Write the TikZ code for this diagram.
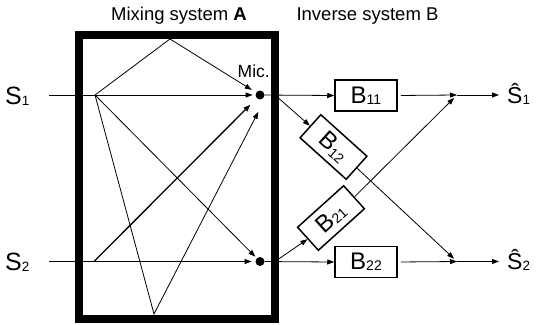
\documentclass[tikz,border=0pt]{standalone}
\usepackage{fontspec}
\setmainfont{Liberation Sans}
\usetikzlibrary{arrows.meta,calc}
\newcommand\fsz[1]{\fontsize{#1}{#1}\selectfont}
\begin{document}
\begin{tikzpicture}[x=1pt,y=-1pt,
  arr/.style={-{Triangle[length=7pt,width=5pt]}, line width=0.8pt},
  bbox/.style={draw, line width=1.5pt, minimum width=62pt, minimum height=31pt, inner sep=0pt, fill=white},
  dot/.style={circle, fill, inner sep=0pt, minimum size=9pt},
  lbl/.style={inner sep=0pt, anchor=base west},
  frame/.style={line width=8pt}
]
\useasboundingbox (0,0) rectangle (538,324);
% mixing system frame
\draw[frame] (79,34.5) rectangle (275,319);
% titles
\node[inner sep=0pt, anchor=base] (tA) at (179,20) {\fsz{18.5}Mixing system \textbf{A}};
\node[inner sep=0pt, anchor=base] (tB) at (367.5,20) {\fsz{18.5}Inverse system B};
% inputs
\node[lbl] (S1) at (5,104) {{\fsz{25}S}{\fsz{13.5}\raisebox{-1pt}{1}}};
\node[lbl] (S2) at (5,270) {{\fsz{25}S}{\fsz{13.5}\raisebox{-1pt}{2}}};
\coordinate (in1) at (49,95);
\coordinate (in2) at (49,261.5);
\coordinate (s1) at (95,95);
\coordinate (s2) at (94,261.5);
\coordinate (r1) at (170,39);
\coordinate (r2) at (154,314);
% microphones
\node[dot] (m1) at (260,95) {};
\node[dot] (m2) at (260,261.5) {};
\coordinate (m1aim) at (267,95);
\node[lbl] (mic) at (237.5,77) {\fsz{17.5}Mic.};
% paths inside A
\draw[arr, shorten >=2.7pt] (in1) -- (m1);
\draw[arr, shorten >=5pt] (s1) -- (r1) -- (m1);
\draw[arr, shorten >=19pt] (s1) -- (r2) -- (m1aim);
\draw[arr, shorten >=2pt] (s1) -- (m2);
\draw[arr, shorten >=3.7pt] (in2) -- (m2);
\draw[arr, line width=1.3pt, shorten >=9pt] (s2) -- (m1);
% inverse system
\coordinate (j1) at (275,95);
\coordinate (j2) at (275,261.5);
\node[bbox] (b11) at (366,95.5) {{\fsz{24}B}{\fsz{14}\raisebox{-1pt}{11}}};
\node[bbox, rotate=-42] (b12) at (333.5,147) {{\fsz{24}B}{\fsz{14}\raisebox{-3pt}{12}}};
\node[bbox, rotate=42] (b21) at (331,218) {{\fsz{24}B}{\fsz{14}\raisebox{-1pt}{21}}};
\node[bbox] (b22) at (366,262) {{\fsz{24}B}{\fsz{14}\raisebox{-1pt}{22}}};
\coordinate (sum1) at (457,95);
\coordinate (sum2) at (457,261.5);
\coordinate (o1) at (499,95);
\coordinate (o2) at (499,261.5);
\draw[arr] (m1) -- (b11.west);
\draw[arr] (j1) -- (b12.west);
\draw[arr] (m2) -- (b22.west);
\draw[arr] (j2) -- (b21.west);
\draw[arr, shorten <=3pt] (b11.east) -- (sum1);
\draw[arr, shorten <=3pt] (b22.east) -- (sum2);
\draw[arr, shorten >=4pt] (b21.east) -- (sum1);
\draw[arr, shorten >=4pt] (b12.east) -- (sum2);
\draw[arr] (sum1) -- (o1);
\draw[arr] (sum2) -- (o2);
\node[lbl] (h1) at (507,103) {{\fsz{23}Ŝ}{\fsz{13.5}\raisebox{-1pt}{1}}};
\node[lbl] (h2) at (507,269.5) {{\fsz{23}Ŝ}{\fsz{13.5}\raisebox{-1pt}{2}}};
\end{tikzpicture}
\end{document}
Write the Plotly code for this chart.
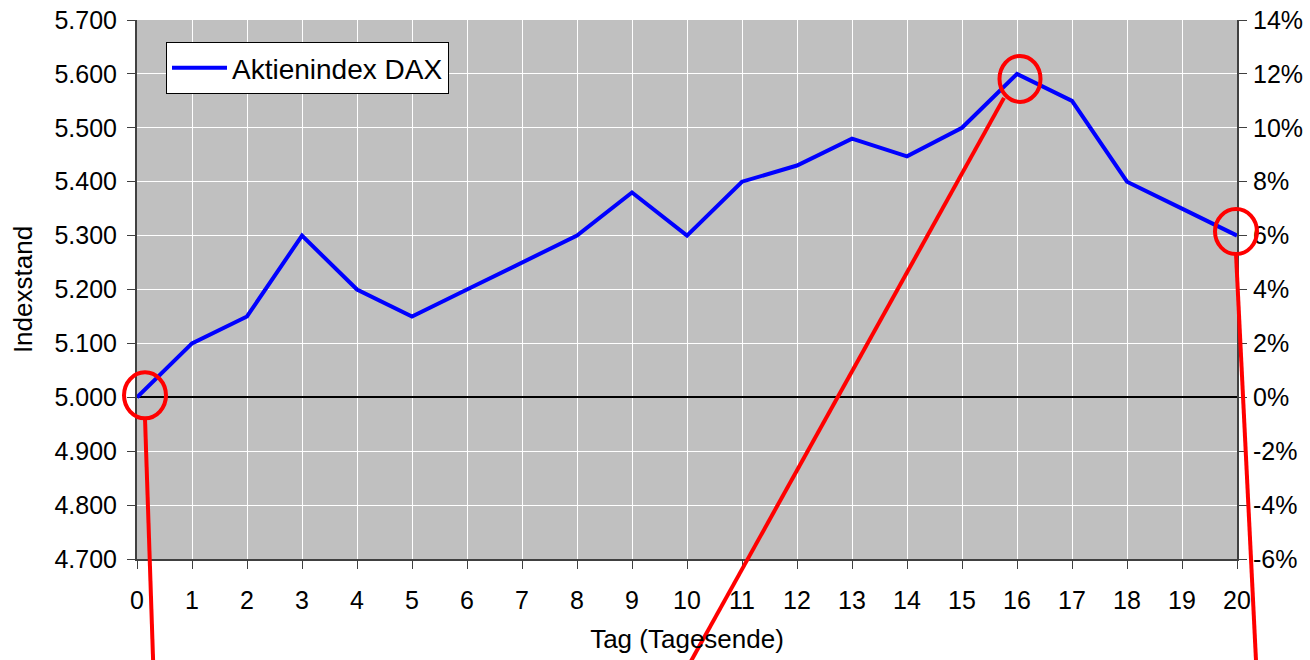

EXERCISE DETAILS: Pull out every line holding "code" from the records above, and copy it.

TASK OUTPUT:
Write the TikZ code for this diagram.
Write the Plotly code for this chart.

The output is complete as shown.